Render the material again word for word, skipping the pictures in it.

▶ Dataset excerpt

▶

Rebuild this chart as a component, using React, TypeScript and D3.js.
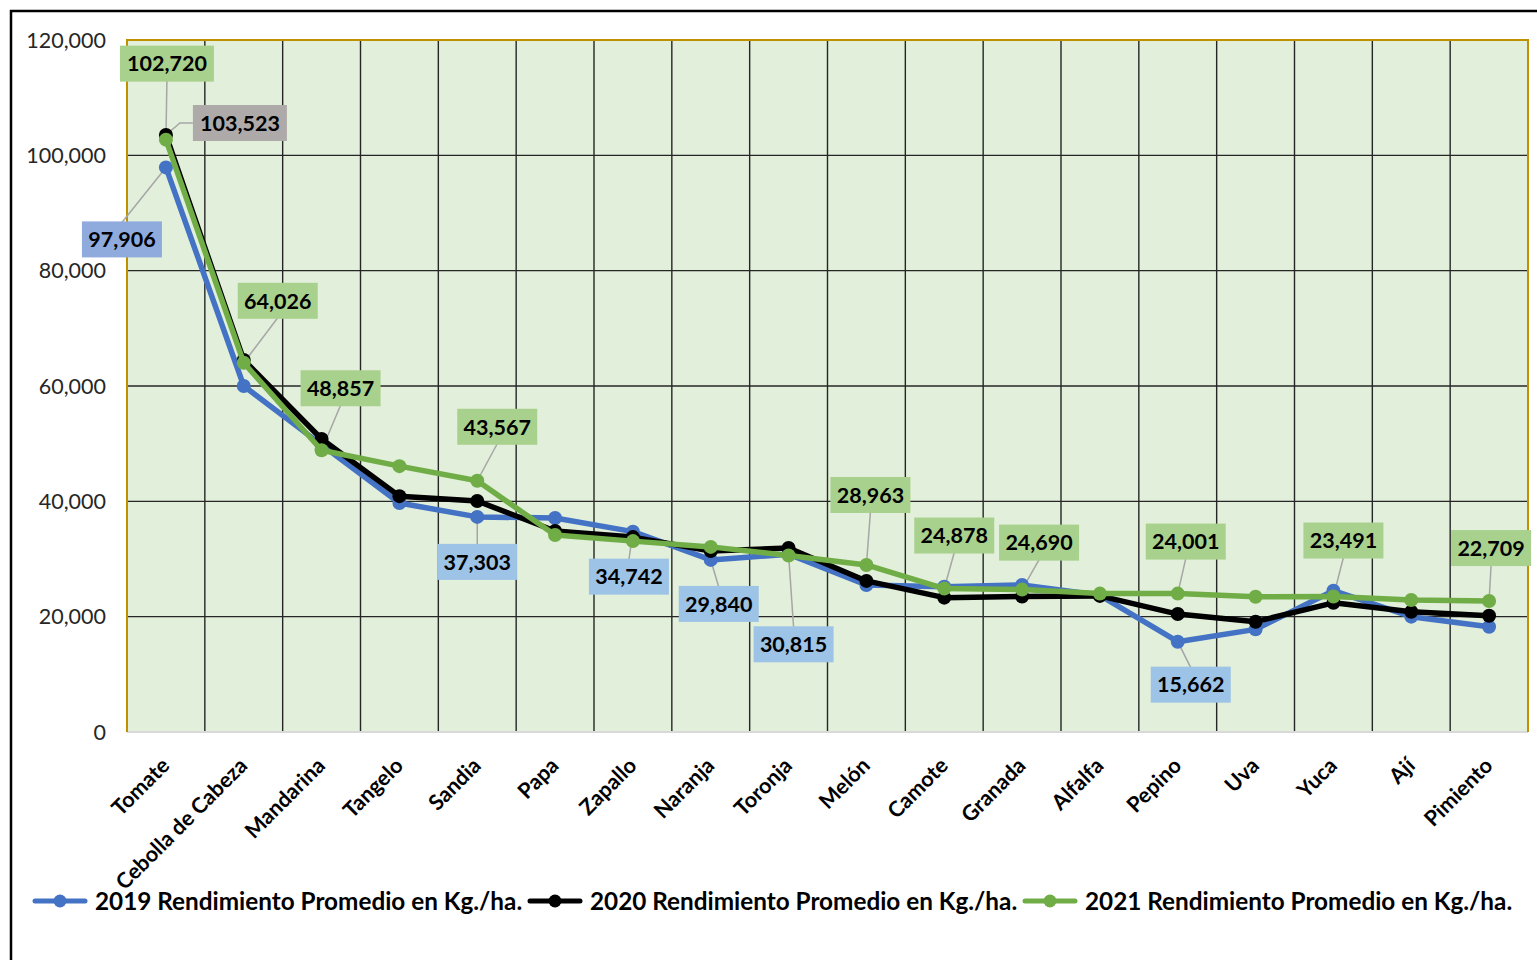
import React from 'react';
import * as d3 from 'd3';

const categories = [
  'Tomate', 'Cebolla de Cabeza', 'Mandarina', 'Tangelo', 'Sandia', 'Papa', 'Zapallo', 'Naranja',
  'Toronja', 'Melón', 'Camote', 'Granada', 'Alfalfa', 'Pepino', 'Uva', 'Yuca', 'Ají', 'Pimiento',
];

const values2019 = [97906, 60000, 49800, 39700, 37303, 37100, 34742, 29840, 30815, 25500, 25200, 25500, 23700, 15662, 17800, 24500, 20000, 18260];
const values2020 = [103523, 64500, 50800, 40900, 40050, 34850, 33800, 31400, 31900, 26200, 23300, 23500, 23600, 20450, 19130, 22400, 20860, 20170];
const values2021 = [102720, 64026, 48857, 46100, 43567, 34150, 33100, 32100, 30600, 28963, 24878, 24690, 24000, 24001, 23460, 23491, 22900, 22709];

const yTicks = [0, 20000, 40000, 60000, 80000, 100000, 120000];

const seriesNames = [
  '2019 Rendimiento Promedio en Kg./ha.',
  '2020 Rendimiento Promedio en Kg./ha.',
  '2021 Rendimiento Promedio en Kg./ha.',
];
const seriesColors = ['#4472C4', '#000000', '#70AD47'];

// data labels: series index, category index, box offset from the point, fill
const labels = [
  { s: 2, i: 0, dx: 1, dy: -76, fill: '#A9D18E' },
  { s: 1, i: 0, dx: 74, dy: -12, fill: '#AEAAAA', elbow: true },
  { s: 0, i: 0, dx: -44, dy: 72, fill: '#8FAADC' },
  { s: 2, i: 1, dx: 34, dy: -62, fill: '#A9D18E' },
  { s: 2, i: 2, dx: 19, dy: -62, fill: '#A9D18E' },
  { s: 2, i: 4, dx: 20, dy: -54, fill: '#A9D18E' },
  { s: 0, i: 4, dx: 0, dy: 45, fill: '#9DC3E6' },
  { s: 0, i: 6, dx: -4, dy: 45, fill: '#9DC3E6' },
  { s: 0, i: 7, dx: 8, dy: 44, fill: '#9DC3E6' },
  { s: 0, i: 8, dx: 5, dy: 90, fill: '#9DC3E6' },
  { s: 2, i: 9, dx: 4, dy: -70, fill: '#A9D18E' },
  { s: 2, i: 10, dx: 10, dy: -53, fill: '#A9D18E' },
  { s: 2, i: 11, dx: 17, dy: -47, fill: '#A9D18E' },
  { s: 2, i: 13, dx: 8, dy: -52, fill: '#A9D18E' },
  { s: 0, i: 13, dx: 13, dy: 43, fill: '#9DC3E6' },
  { s: 2, i: 15, dx: 10, dy: -56, fill: '#A9D18E' },
  { s: 2, i: 17, dx: 2, dy: -53, fill: '#A9D18E' },
];

const W = 1537;
const H = 960;
const margin = { top: 40, right: 9, bottom: 228, left: 127 };
const FONT = 'Lato, "Open Sans", sans-serif';

export default function App() {
  const allSeries = [values2019, values2020, values2021];
  const x = d3.scaleBand().domain(categories).range([margin.left, W - margin.right]);
  const y = d3.scaleLinear().domain([0, 120000]).range([H - margin.bottom, margin.top]);
  const cx = (c: string) => (x(c) as number) + x.bandwidth() / 2;
  const line = d3.line<number>().x((_, i) => cx(categories[i])).y((d) => y(d));
  const fmt = d3.format(',');
  const x0 = margin.left;
  const x1 = W - margin.right;
  const yTop = margin.top;
  const yBot = H - margin.bottom;

  const legendX = [35, 530, 1025];

  return (
    <svg width={W} height={H} style={{ position: 'absolute', left: 0, top: 0, display: 'block', background: '#fff' }}>
      <rect x={11} y={11} width={1560} height={1000} fill="#fff" stroke="#000" strokeWidth={2.5} />
      {/* plot area */}
      <rect x={x0} y={yTop} width={x1 - x0} height={yBot - yTop} fill="#E2EFDA" />
      {yTicks.slice(1).map((t) => (
        <line key={t} x1={x0} x2={x1} y1={y(t)} y2={y(t)} stroke="#262626" strokeWidth={1.4} />
      ))}
      {categories.slice(1).map((c) => (
        <line key={c} x1={x(c)} x2={x(c)} y1={yTop} y2={yBot} stroke="#262626" strokeWidth={1.4} />
      ))}
      <line x1={x0} x2={x1} y1={yBot} y2={yBot} stroke="#D9D9D9" strokeWidth={2} />
      <path d={`M${x0},${yBot}V${yTop}H${x1}V${yBot}`} fill="none" stroke="#BF9000" strokeWidth={2} />
      {/* y ticks */}
      {yTicks.map((t) => (
        <text key={t} x={106} y={y(t)} dy="0.35em" textAnchor="end" fontFamily={FONT} fontSize={21.5} fill="#262626">
          {fmt(t)}
        </text>
      ))}
      {/* x labels */}
      {categories.map((c) => (
        <text
          key={c}
          transform={`translate(${cx(c) + 5},${yBot + 35}) rotate(-45)`}
          textAnchor="end"
          fontFamily={FONT}
          fontWeight="bold"
          fontSize={21.5}
          fill="#000"
        >
          {c}
        </text>
      ))}
      {/* leader lines */}
      {labels.map((l, k) => {
        const px = cx(categories[l.i]);
        const py = y(allSeries[l.s][l.i]);
        const bx = px + l.dx;
        const by = py + l.dy;
        if (l.elbow) {
          return (
            <polyline key={k} points={`${px},${py} ${px + 14},${by} ${bx - 47},${by}`} fill="none" stroke="#A6A6A6" strokeWidth={1.5} />
          );
        }
        const ey = l.dy < 0 ? by + 17 : by - 17;
        return <line key={k} x1={px} y1={py} x2={bx} y2={ey} stroke="#A6A6A6" strokeWidth={1.5} />;
      })}
      {/* series */}
      {allSeries.map((vals, s) => (
        <g key={s}>
          <path d={line(vals) || ''} fill="none" stroke={seriesColors[s]} strokeWidth={5.5} strokeLinejoin="round" />
          {vals.map((v, i) => (
            <circle key={i} cx={cx(categories[i])} cy={y(v)} r={7} fill={seriesColors[s]} />
          ))}
        </g>
      ))}
      {/* data labels */}
      {labels.map((l, k) => {
        const px = cx(categories[l.i]);
        const py = y(allSeries[l.s][l.i]);
        const v = fmt(allSeries[l.s][l.i]);
        const bw = v.length > 6 ? 94 : 80;
        return (
          <g key={k} transform={`translate(${px + l.dx},${py + l.dy})`}>
            <rect x={-bw / 2} y={-18} width={bw} height={36} fill={l.fill} />
            <text textAnchor="middle" dy="0.36em" fontFamily={FONT} fontWeight="bold" fontSize={21.5} fill="#000">
              {v}
            </text>
          </g>
        );
      })}
      {/* legend */}
      {seriesNames.map((n, s) => (
        <g key={n} transform={`translate(${legendX[s]},901)`}>
          <line x1={0} x2={50} y1={0} y2={0} stroke={seriesColors[s]} strokeWidth={5} strokeLinecap="round" />
          <circle cx={25} cy={0} r={6.5} fill={seriesColors[s]} />
          <text x={60} dy="0.36em" fontFamily={FONT} fontWeight="bold" fontSize={24.3} fill="#000">
            {n}
          </text>
        </g>
      ))}
    </svg>
  );
}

◀

▶ Solved problem
Rebuild this chart as a component, using React, TypeScript and D3.js.
import React from 'react';
import * as d3 from 'd3';

const categories = [
  'Tomate', 'Cebolla de Cabeza', 'Mandarina', 'Tangelo', 'Sandia', 'Papa', 'Zapallo', 'Naranja',
  'Toronja', 'Melón', 'Camote', 'Granada', 'Alfalfa', 'Pepino', 'Uva', 'Yuca', 'Ají', 'Pimiento',
];

const values2019 = [97906, 60000, 49800, 39700, 37303, 37100, 34742, 29840, 30815, 25500, 25200, 25500, 23700, 15662, 17800, 24500, 20000, 18260];
const values2020 = [103523, 64500, 50800, 40900, 40050, 34850, 33800, 31400, 31900, 26200, 23300, 23500, 23600, 20450, 19130, 22400, 20860, 20170];
const values2021 = [102720, 64026, 48857, 46100, 43567, 34150, 33100, 32100, 30600, 28963, 24878, 24690, 24000, 24001, 23460, 23491, 22900, 22709];

const yTicks = [0, 20000, 40000, 60000, 80000, 100000, 120000];

const seriesNames = [
  '2019 Rendimiento Promedio en Kg./ha.',
  '2020 Rendimiento Promedio en Kg./ha.',
  '2021 Rendimiento Promedio en Kg./ha.',
];
const seriesColors = ['#4472C4', '#000000', '#70AD47'];

// data labels: series index, category index, box offset from the point, fill
const labels = [
  { s: 2, i: 0, dx: 1, dy: -76, fill: '#A9D18E' },
  { s: 1, i: 0, dx: 74, dy: -12, fill: '#AEAAAA', elbow: true },
  { s: 0, i: 0, dx: -44, dy: 72, fill: '#8FAADC' },
  { s: 2, i: 1, dx: 34, dy: -62, fill: '#A9D18E' },
  { s: 2, i: 2, dx: 19, dy: -62, fill: '#A9D18E' },
  { s: 2, i: 4, dx: 20, dy: -54, fill: '#A9D18E' },
  { s: 0, i: 4, dx: 0, dy: 45, fill: '#9DC3E6' },
  { s: 0, i: 6, dx: -4, dy: 45, fill: '#9DC3E6' },
  { s: 0, i: 7, dx: 8, dy: 44, fill: '#9DC3E6' },
  { s: 0, i: 8, dx: 5, dy: 90, fill: '#9DC3E6' },
  { s: 2, i: 9, dx: 4, dy: -70, fill: '#A9D18E' },
  { s: 2, i: 10, dx: 10, dy: -53, fill: '#A9D18E' },
  { s: 2, i: 11, dx: 17, dy: -47, fill: '#A9D18E' },
  { s: 2, i: 13, dx: 8, dy: -52, fill: '#A9D18E' },
  { s: 0, i: 13, dx: 13, dy: 43, fill: '#9DC3E6' },
  { s: 2, i: 15, dx: 10, dy: -56, fill: '#A9D18E' },
  { s: 2, i: 17, dx: 2, dy: -53, fill: '#A9D18E' },
];

const W = 1537;
const H = 960;
const margin = { top: 40, right: 9, bottom: 228, left: 127 };
const FONT = 'Lato, "Open Sans", sans-serif';

export default function App() {
  const allSeries = [values2019, values2020, values2021];
  const x = d3.scaleBand().domain(categories).range([margin.left, W - margin.right]);
  const y = d3.scaleLinear().domain([0, 120000]).range([H - margin.bottom, margin.top]);
  const cx = (c: string) => (x(c) as number) + x.bandwidth() / 2;
  const line = d3.line<number>().x((_, i) => cx(categories[i])).y((d) => y(d));
  const fmt = d3.format(',');
  const x0 = margin.left;
  const x1 = W - margin.right;
  const yTop = margin.top;
  const yBot = H - margin.bottom;

  const legendX = [35, 530, 1025];

  return (
    <svg width={W} height={H} style={{ position: 'absolute', left: 0, top: 0, display: 'block', background: '#fff' }}>
      <rect x={11} y={11} width={1560} height={1000} fill="#fff" stroke="#000" strokeWidth={2.5} />
      {/* plot area */}
      <rect x={x0} y={yTop} width={x1 - x0} height={yBot - yTop} fill="#E2EFDA" />
      {yTicks.slice(1).map((t) => (
        <line key={t} x1={x0} x2={x1} y1={y(t)} y2={y(t)} stroke="#262626" strokeWidth={1.4} />
      ))}
      {categories.slice(1).map((c) => (
        <line key={c} x1={x(c)} x2={x(c)} y1={yTop} y2={yBot} stroke="#262626" strokeWidth={1.4} />
      ))}
      <line x1={x0} x2={x1} y1={yBot} y2={yBot} stroke="#D9D9D9" strokeWidth={2} />
      <path d={`M${x0},${yBot}V${yTop}H${x1}V${yBot}`} fill="none" stroke="#BF9000" strokeWidth={2} />
      {/* y ticks */}
      {yTicks.map((t) => (
        <text key={t} x={106} y={y(t)} dy="0.35em" textAnchor="end" fontFamily={FONT} fontSize={21.5} fill="#262626">
          {fmt(t)}
        </text>
      ))}
      {/* x labels */}
      {categories.map((c) => (
        <text
          key={c}
          transform={`translate(${cx(c) + 5},${yBot + 35}) rotate(-45)`}
          textAnchor="end"
          fontFamily={FONT}
          fontWeight="bold"
          fontSize={21.5}
          fill="#000"
        >
          {c}
        </text>
      ))}
      {/* leader lines */}
      {labels.map((l, k) => {
        const px = cx(categories[l.i]);
        const py = y(allSeries[l.s][l.i]);
        const bx = px + l.dx;
        const by = py + l.dy;
        if (l.elbow) {
          return (
            <polyline key={k} points={`${px},${py} ${px + 14},${by} ${bx - 47},${by}`} fill="none" stroke="#A6A6A6" strokeWidth={1.5} />
          );
        }
        const ey = l.dy < 0 ? by + 17 : by - 17;
        return <line key={k} x1={px} y1={py} x2={bx} y2={ey} stroke="#A6A6A6" strokeWidth={1.5} />;
      })}
      {/* series */}
      {allSeries.map((vals, s) => (
        <g key={s}>
          <path d={line(vals) || ''} fill="none" stroke={seriesColors[s]} strokeWidth={5.5} strokeLinejoin="round" />
          {vals.map((v, i) => (
            <circle key={i} cx={cx(categories[i])} cy={y(v)} r={7} fill={seriesColors[s]} />
          ))}
        </g>
      ))}
      {/* data labels */}
      {labels.map((l, k) => {
        const px = cx(categories[l.i]);
        const py = y(allSeries[l.s][l.i]);
        const v = fmt(allSeries[l.s][l.i]);
        const bw = v.length > 6 ? 94 : 80;
        return (
          <g key={k} transform={`translate(${px + l.dx},${py + l.dy})`}>
            <rect x={-bw / 2} y={-18} width={bw} height={36} fill={l.fill} />
            <text textAnchor="middle" dy="0.36em" fontFamily={FONT} fontWeight="bold" fontSize={21.5} fill="#000">
              {v}
            </text>
          </g>
        );
      })}
      {/* legend */}
      {seriesNames.map((n, s) => (
        <g key={n} transform={`translate(${legendX[s]},901)`}>
          <line x1={0} x2={50} y1={0} y2={0} stroke={seriesColors[s]} strokeWidth={5} strokeLinecap="round" />
          <circle cx={25} cy={0} r={6.5} fill={seriesColors[s]} />
          <text x={60} dy="0.36em" fontFamily={FONT} fontWeight="bold" fontSize={24.3} fill="#000">
            {n}
          </text>
        </g>
      ))}
    </svg>
  );
}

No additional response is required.